Supplied data
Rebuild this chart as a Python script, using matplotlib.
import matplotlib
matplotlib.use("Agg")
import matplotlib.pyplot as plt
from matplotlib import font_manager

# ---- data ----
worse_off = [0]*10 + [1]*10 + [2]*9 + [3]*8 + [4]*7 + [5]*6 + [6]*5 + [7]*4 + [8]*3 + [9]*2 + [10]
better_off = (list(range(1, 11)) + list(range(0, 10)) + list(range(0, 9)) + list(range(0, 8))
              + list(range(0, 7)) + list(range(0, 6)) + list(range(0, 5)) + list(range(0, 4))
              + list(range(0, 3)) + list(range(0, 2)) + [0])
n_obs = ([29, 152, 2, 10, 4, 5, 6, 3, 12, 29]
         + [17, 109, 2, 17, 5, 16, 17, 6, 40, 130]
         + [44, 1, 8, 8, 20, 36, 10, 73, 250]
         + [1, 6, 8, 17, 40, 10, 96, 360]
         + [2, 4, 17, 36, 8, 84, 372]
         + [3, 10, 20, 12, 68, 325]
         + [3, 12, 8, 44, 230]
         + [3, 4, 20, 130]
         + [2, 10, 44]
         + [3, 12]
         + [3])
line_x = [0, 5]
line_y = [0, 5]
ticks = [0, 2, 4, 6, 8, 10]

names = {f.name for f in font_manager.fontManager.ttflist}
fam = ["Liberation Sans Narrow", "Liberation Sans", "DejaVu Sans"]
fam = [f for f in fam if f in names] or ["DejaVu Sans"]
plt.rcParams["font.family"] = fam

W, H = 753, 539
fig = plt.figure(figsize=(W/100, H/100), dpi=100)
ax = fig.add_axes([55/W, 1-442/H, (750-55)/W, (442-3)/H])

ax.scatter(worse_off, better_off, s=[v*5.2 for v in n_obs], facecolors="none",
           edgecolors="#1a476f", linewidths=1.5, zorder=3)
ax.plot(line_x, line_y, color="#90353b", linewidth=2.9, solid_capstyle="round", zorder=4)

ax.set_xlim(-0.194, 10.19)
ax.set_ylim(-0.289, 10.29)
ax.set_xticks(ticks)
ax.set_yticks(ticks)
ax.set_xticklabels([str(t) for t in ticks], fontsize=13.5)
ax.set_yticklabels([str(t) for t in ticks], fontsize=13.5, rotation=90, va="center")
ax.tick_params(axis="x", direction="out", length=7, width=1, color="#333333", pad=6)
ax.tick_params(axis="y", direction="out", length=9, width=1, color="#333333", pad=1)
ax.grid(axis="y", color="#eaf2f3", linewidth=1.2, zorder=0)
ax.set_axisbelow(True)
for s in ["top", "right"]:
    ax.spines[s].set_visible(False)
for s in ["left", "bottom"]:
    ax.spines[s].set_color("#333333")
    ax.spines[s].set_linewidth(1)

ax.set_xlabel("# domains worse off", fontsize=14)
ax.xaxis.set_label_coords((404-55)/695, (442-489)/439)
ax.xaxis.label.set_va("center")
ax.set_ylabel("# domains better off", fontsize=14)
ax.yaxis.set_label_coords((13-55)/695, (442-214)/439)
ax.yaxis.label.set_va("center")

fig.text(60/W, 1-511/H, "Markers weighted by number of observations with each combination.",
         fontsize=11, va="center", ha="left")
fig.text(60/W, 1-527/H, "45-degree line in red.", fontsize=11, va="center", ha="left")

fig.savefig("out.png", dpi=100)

Set task
Return the listing above word for word.

Result below
Rebuild this chart as a Python script, using matplotlib.
import matplotlib
matplotlib.use("Agg")
import matplotlib.pyplot as plt
from matplotlib import font_manager

# ---- data ----
worse_off = [0]*10 + [1]*10 + [2]*9 + [3]*8 + [4]*7 + [5]*6 + [6]*5 + [7]*4 + [8]*3 + [9]*2 + [10]
better_off = (list(range(1, 11)) + list(range(0, 10)) + list(range(0, 9)) + list(range(0, 8))
              + list(range(0, 7)) + list(range(0, 6)) + list(range(0, 5)) + list(range(0, 4))
              + list(range(0, 3)) + list(range(0, 2)) + [0])
n_obs = ([29, 152, 2, 10, 4, 5, 6, 3, 12, 29]
         + [17, 109, 2, 17, 5, 16, 17, 6, 40, 130]
         + [44, 1, 8, 8, 20, 36, 10, 73, 250]
         + [1, 6, 8, 17, 40, 10, 96, 360]
         + [2, 4, 17, 36, 8, 84, 372]
         + [3, 10, 20, 12, 68, 325]
         + [3, 12, 8, 44, 230]
         + [3, 4, 20, 130]
         + [2, 10, 44]
         + [3, 12]
         + [3])
line_x = [0, 5]
line_y = [0, 5]
ticks = [0, 2, 4, 6, 8, 10]

names = {f.name for f in font_manager.fontManager.ttflist}
fam = ["Liberation Sans Narrow", "Liberation Sans", "DejaVu Sans"]
fam = [f for f in fam if f in names] or ["DejaVu Sans"]
plt.rcParams["font.family"] = fam

W, H = 753, 539
fig = plt.figure(figsize=(W/100, H/100), dpi=100)
ax = fig.add_axes([55/W, 1-442/H, (750-55)/W, (442-3)/H])

ax.scatter(worse_off, better_off, s=[v*5.2 for v in n_obs], facecolors="none",
           edgecolors="#1a476f", linewidths=1.5, zorder=3)
ax.plot(line_x, line_y, color="#90353b", linewidth=2.9, solid_capstyle="round", zorder=4)

ax.set_xlim(-0.194, 10.19)
ax.set_ylim(-0.289, 10.29)
ax.set_xticks(ticks)
ax.set_yticks(ticks)
ax.set_xticklabels([str(t) for t in ticks], fontsize=13.5)
ax.set_yticklabels([str(t) for t in ticks], fontsize=13.5, rotation=90, va="center")
ax.tick_params(axis="x", direction="out", length=7, width=1, color="#333333", pad=6)
ax.tick_params(axis="y", direction="out", length=9, width=1, color="#333333", pad=1)
ax.grid(axis="y", color="#eaf2f3", linewidth=1.2, zorder=0)
ax.set_axisbelow(True)
for s in ["top", "right"]:
    ax.spines[s].set_visible(False)
for s in ["left", "bottom"]:
    ax.spines[s].set_color("#333333")
    ax.spines[s].set_linewidth(1)

ax.set_xlabel("# domains worse off", fontsize=14)
ax.xaxis.set_label_coords((404-55)/695, (442-489)/439)
ax.xaxis.label.set_va("center")
ax.set_ylabel("# domains better off", fontsize=14)
ax.yaxis.set_label_coords((13-55)/695, (442-214)/439)
ax.yaxis.label.set_va("center")

fig.text(60/W, 1-511/H, "Markers weighted by number of observations with each combination.",
         fontsize=11, va="center", ha="left")
fig.text(60/W, 1-527/H, "45-degree line in red.", fontsize=11, va="center", ha="left")

fig.savefig("out.png", dpi=100)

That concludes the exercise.